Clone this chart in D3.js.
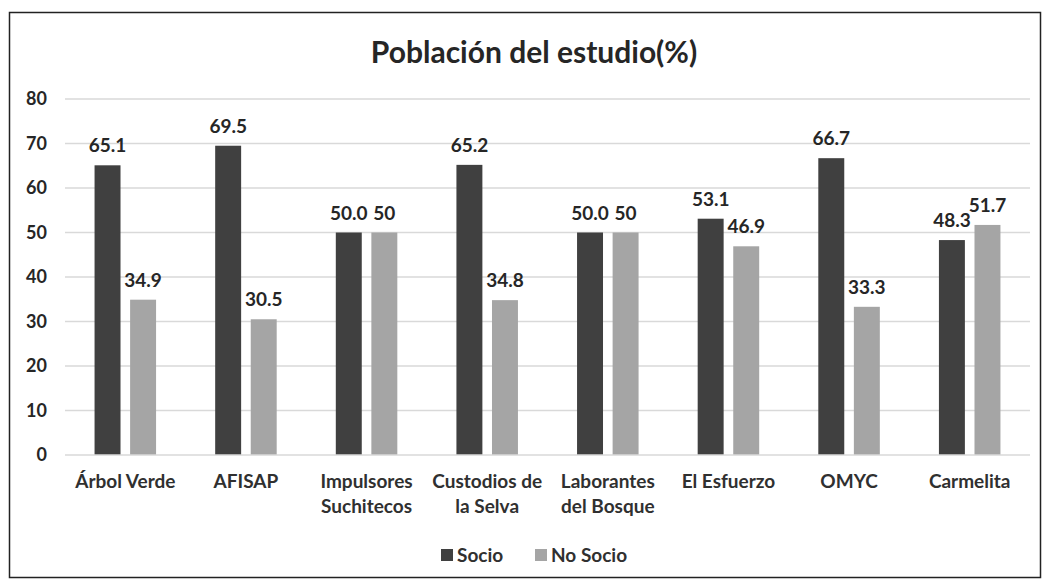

------------------------------------------------------------

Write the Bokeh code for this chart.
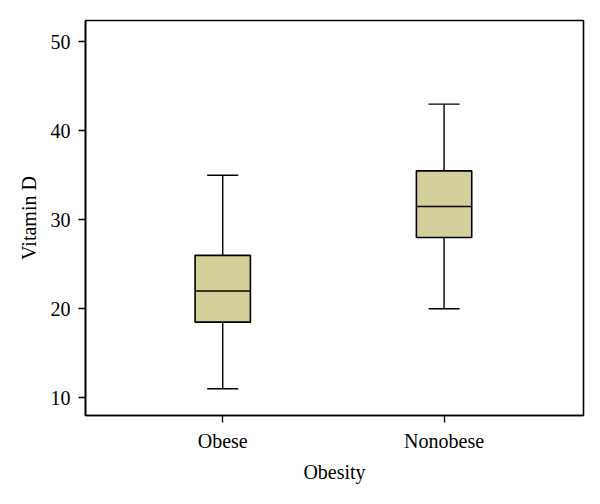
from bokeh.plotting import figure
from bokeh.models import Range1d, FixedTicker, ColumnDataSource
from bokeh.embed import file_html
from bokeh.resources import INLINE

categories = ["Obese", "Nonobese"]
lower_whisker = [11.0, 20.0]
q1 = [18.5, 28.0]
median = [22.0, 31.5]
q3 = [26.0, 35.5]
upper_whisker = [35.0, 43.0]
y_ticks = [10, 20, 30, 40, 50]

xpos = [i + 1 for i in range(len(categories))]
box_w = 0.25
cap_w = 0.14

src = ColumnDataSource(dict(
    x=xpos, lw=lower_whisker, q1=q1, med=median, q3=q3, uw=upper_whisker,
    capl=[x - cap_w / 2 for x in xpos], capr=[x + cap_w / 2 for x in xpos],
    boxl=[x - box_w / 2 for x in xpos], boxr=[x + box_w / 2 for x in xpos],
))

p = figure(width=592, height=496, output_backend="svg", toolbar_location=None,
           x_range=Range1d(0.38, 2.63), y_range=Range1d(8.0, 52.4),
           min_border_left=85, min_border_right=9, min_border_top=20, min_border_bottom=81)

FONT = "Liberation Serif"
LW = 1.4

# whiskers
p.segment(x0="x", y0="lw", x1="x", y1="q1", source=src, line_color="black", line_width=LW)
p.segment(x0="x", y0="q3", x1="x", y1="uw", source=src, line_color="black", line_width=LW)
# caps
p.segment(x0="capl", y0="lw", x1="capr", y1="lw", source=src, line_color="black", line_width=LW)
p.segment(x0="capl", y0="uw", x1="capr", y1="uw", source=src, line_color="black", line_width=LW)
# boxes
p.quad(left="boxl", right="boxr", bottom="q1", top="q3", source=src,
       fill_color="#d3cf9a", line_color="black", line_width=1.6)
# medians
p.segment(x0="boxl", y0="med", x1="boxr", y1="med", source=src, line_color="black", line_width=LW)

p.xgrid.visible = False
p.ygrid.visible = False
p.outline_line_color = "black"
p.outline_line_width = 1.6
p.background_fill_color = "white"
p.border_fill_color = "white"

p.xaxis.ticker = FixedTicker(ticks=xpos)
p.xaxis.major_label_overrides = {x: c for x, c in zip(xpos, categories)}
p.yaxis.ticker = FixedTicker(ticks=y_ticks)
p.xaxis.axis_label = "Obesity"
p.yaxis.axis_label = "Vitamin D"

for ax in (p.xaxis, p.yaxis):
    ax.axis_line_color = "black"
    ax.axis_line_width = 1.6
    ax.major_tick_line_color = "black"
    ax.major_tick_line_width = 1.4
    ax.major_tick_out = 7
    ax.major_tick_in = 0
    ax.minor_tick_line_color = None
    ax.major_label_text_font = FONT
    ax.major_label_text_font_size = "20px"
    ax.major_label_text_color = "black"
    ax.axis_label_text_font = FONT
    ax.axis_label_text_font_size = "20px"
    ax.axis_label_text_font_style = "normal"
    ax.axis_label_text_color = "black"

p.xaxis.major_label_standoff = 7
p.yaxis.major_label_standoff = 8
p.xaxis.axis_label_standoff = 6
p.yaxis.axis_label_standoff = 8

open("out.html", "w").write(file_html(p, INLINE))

------------------------------------------------------------

▸ **Goal**
Your task is to retype exactly the lines from the one containing "Write the Bokeh code for this chart." through the one containing "cap_w = 0.14", leaving every picture out.

▸ **Full response**
Write the Bokeh code for this chart.
from bokeh.plotting import figure
from bokeh.models import Range1d, FixedTicker, ColumnDataSource
from bokeh.embed import file_html
from bokeh.resources import INLINE

categories = ["Obese", "Nonobese"]
lower_whisker = [11.0, 20.0]
q1 = [18.5, 28.0]
median = [22.0, 31.5]
q3 = [26.0, 35.5]
upper_whisker = [35.0, 43.0]
y_ticks = [10, 20, 30, 40, 50]

xpos = [i + 1 for i in range(len(categories))]
box_w = 0.25
cap_w = 0.14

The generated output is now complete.